• _SOURCE DATA_

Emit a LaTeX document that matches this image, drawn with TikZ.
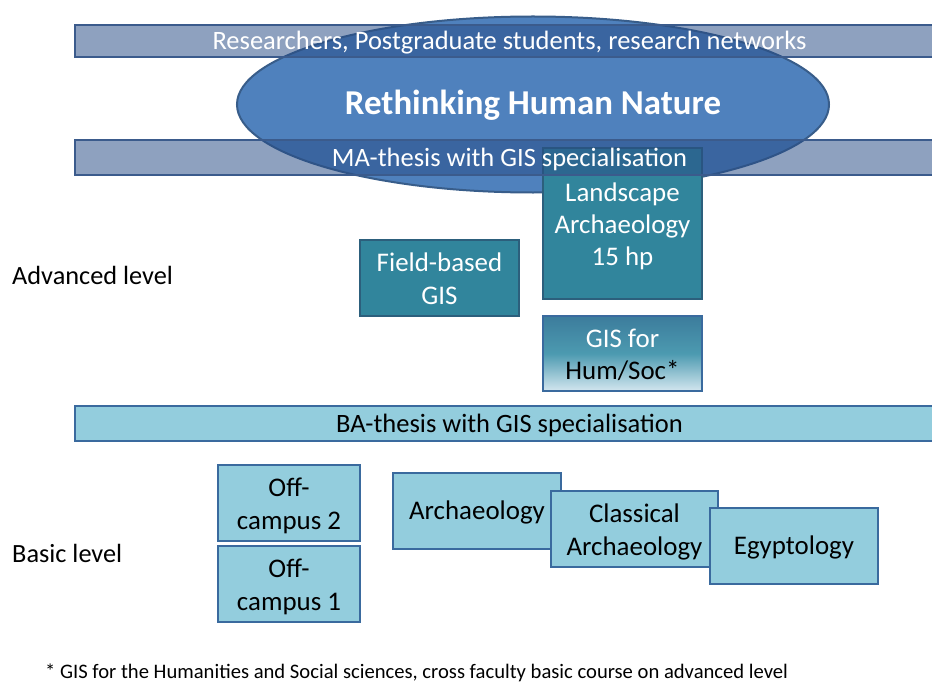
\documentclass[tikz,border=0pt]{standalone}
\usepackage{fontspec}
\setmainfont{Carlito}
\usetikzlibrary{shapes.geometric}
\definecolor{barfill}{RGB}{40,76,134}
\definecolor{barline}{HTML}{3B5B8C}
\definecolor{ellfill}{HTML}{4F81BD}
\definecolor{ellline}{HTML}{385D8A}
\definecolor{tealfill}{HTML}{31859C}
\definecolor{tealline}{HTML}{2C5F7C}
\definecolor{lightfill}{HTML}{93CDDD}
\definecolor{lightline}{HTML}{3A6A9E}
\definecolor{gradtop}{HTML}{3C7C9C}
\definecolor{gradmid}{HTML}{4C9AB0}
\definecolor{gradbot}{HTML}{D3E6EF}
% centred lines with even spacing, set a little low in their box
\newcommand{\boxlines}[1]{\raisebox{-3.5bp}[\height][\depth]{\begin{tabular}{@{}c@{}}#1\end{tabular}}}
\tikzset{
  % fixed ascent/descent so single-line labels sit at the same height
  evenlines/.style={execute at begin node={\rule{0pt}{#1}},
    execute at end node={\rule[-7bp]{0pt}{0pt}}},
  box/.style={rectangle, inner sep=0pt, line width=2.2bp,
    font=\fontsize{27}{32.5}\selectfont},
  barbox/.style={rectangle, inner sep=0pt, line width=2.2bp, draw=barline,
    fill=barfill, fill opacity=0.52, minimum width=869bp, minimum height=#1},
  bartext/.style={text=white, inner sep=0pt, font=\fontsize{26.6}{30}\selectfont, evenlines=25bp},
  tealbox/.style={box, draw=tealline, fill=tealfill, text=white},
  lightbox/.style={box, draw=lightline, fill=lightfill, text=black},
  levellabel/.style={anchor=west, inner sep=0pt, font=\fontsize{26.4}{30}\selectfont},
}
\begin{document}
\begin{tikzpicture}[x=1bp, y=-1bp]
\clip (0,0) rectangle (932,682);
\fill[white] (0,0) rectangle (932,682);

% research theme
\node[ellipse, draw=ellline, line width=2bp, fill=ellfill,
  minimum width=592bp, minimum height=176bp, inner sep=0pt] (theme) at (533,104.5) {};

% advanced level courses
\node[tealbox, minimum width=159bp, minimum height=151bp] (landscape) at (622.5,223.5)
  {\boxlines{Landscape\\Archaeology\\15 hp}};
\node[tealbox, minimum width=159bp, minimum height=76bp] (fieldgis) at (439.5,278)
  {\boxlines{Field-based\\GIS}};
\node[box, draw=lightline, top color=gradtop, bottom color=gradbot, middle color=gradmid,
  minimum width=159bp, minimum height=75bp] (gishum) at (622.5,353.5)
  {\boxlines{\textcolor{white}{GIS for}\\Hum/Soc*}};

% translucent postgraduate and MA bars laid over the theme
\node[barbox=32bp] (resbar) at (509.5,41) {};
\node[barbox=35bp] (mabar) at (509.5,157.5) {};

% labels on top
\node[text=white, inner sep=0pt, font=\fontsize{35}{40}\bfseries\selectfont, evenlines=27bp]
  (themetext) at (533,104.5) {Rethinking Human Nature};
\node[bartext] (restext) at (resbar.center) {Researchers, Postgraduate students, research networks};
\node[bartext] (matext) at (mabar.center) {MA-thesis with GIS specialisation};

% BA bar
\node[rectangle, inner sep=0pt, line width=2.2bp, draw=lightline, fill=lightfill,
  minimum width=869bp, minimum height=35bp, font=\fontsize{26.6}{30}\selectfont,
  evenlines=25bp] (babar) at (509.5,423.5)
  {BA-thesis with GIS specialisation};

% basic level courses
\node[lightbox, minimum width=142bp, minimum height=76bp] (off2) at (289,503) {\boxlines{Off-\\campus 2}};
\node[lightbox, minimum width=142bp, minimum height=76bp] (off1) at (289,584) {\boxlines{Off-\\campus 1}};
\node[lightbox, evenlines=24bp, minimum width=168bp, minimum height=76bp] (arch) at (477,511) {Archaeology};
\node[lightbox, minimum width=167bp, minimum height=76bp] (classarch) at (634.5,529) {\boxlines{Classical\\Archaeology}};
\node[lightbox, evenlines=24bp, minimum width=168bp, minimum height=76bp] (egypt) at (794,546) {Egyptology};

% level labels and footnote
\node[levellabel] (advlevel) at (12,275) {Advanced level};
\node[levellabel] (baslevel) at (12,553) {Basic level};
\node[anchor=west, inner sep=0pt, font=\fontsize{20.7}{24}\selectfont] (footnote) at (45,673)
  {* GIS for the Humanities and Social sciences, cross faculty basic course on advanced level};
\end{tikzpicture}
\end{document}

• _OBJECTIVE_
Pictures stay out. Repeat only the lines from the beginning of the data through the line that has "minimum width=592bp, minimum".

• _RESULT OF THE EXERCISE_
Emit a LaTeX document that matches this image, drawn with TikZ.
\documentclass[tikz,border=0pt]{standalone}
\usepackage{fontspec}
\setmainfont{Carlito}
\usetikzlibrary{shapes.geometric}
\definecolor{barfill}{RGB}{40,76,134}
\definecolor{barline}{HTML}{3B5B8C}
\definecolor{ellfill}{HTML}{4F81BD}
\definecolor{ellline}{HTML}{385D8A}
\definecolor{tealfill}{HTML}{31859C}
\definecolor{tealline}{HTML}{2C5F7C}
\definecolor{lightfill}{HTML}{93CDDD}
\definecolor{lightline}{HTML}{3A6A9E}
\definecolor{gradtop}{HTML}{3C7C9C}
\definecolor{gradmid}{HTML}{4C9AB0}
\definecolor{gradbot}{HTML}{D3E6EF}
% centred lines with even spacing, set a little low in their box
\newcommand{\boxlines}[1]{\raisebox{-3.5bp}[\height][\depth]{\begin{tabular}{@{}c@{}}#1\end{tabular}}}
\tikzset{
  % fixed ascent/descent so single-line labels sit at the same height
  evenlines/.style={execute at begin node={\rule{0pt}{#1}},
    execute at end node={\rule[-7bp]{0pt}{0pt}}},
  box/.style={rectangle, inner sep=0pt, line width=2.2bp,
    font=\fontsize{27}{32.5}\selectfont},
  barbox/.style={rectangle, inner sep=0pt, line width=2.2bp, draw=barline,
    fill=barfill, fill opacity=0.52, minimum width=869bp, minimum height=#1},
  bartext/.style={text=white, inner sep=0pt, font=\fontsize{26.6}{30}\selectfont, evenlines=25bp},
  tealbox/.style={box, draw=tealline, fill=tealfill, text=white},
  lightbox/.style={box, draw=lightline, fill=lightfill, text=black},
  levellabel/.style={anchor=west, inner sep=0pt, font=\fontsize{26.4}{30}\selectfont},
}
\begin{document}
\begin{tikzpicture}[x=1bp, y=-1bp]
\clip (0,0) rectangle (932,682);
\fill[white] (0,0) rectangle (932,682);

% research theme
\node[ellipse, draw=ellline, line width=2bp, fill=ellfill,
  minimum width=592bp, minimum height=176bp, inner sep=0pt] (theme) at (533,104.5) {};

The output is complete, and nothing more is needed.